> Problem details
Say how many lines contain the word "document" and give no other text.

> Charts and diagrams as code
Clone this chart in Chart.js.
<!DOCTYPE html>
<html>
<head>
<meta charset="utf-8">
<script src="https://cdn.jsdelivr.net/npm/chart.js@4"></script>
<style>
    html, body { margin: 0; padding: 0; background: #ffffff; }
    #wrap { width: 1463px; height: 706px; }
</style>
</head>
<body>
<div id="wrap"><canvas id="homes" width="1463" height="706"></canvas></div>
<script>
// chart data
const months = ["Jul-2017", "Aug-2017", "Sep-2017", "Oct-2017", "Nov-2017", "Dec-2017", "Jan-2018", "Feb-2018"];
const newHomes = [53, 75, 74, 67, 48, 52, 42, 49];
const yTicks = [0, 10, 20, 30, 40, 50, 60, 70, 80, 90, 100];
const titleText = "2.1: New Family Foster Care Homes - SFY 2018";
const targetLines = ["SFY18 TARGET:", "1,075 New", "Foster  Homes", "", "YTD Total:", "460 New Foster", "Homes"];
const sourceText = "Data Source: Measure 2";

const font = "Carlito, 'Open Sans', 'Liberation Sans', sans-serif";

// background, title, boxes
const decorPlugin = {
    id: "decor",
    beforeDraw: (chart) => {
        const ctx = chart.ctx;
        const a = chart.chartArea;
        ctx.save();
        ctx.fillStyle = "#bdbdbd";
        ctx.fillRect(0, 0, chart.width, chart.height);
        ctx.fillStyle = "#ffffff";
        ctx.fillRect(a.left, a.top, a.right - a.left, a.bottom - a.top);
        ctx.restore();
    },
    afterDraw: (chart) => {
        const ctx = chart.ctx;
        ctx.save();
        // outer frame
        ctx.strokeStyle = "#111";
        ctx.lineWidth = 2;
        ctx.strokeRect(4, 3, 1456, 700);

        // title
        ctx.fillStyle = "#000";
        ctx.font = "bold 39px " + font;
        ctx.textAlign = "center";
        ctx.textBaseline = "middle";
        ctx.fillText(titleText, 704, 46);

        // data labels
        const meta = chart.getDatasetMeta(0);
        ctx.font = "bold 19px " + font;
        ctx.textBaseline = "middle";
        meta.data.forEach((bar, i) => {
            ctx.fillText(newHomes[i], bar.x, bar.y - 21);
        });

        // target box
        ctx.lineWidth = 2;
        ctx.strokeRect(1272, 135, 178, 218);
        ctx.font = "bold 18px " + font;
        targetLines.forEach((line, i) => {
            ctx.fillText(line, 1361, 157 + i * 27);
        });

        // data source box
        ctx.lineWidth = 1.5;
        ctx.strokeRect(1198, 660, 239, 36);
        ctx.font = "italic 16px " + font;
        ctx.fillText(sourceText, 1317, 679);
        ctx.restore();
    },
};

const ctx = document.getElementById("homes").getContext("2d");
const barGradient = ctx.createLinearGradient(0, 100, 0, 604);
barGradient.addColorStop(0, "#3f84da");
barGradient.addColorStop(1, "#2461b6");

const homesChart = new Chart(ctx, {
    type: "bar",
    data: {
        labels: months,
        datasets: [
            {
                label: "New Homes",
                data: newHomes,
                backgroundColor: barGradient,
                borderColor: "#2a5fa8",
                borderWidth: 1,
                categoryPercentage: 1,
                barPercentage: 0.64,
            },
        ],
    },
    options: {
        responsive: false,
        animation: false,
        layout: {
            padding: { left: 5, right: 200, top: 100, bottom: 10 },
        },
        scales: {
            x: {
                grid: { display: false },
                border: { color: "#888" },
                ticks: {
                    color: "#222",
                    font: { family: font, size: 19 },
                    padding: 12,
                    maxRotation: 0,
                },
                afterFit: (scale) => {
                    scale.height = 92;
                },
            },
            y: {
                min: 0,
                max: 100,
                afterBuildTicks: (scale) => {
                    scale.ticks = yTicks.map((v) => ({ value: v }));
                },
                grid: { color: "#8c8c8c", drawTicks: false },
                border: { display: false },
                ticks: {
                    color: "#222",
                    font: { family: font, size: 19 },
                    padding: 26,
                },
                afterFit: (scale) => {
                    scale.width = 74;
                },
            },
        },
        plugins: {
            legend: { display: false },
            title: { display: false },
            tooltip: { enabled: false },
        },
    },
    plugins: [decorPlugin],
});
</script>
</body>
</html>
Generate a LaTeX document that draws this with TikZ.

> Solution for this problem
2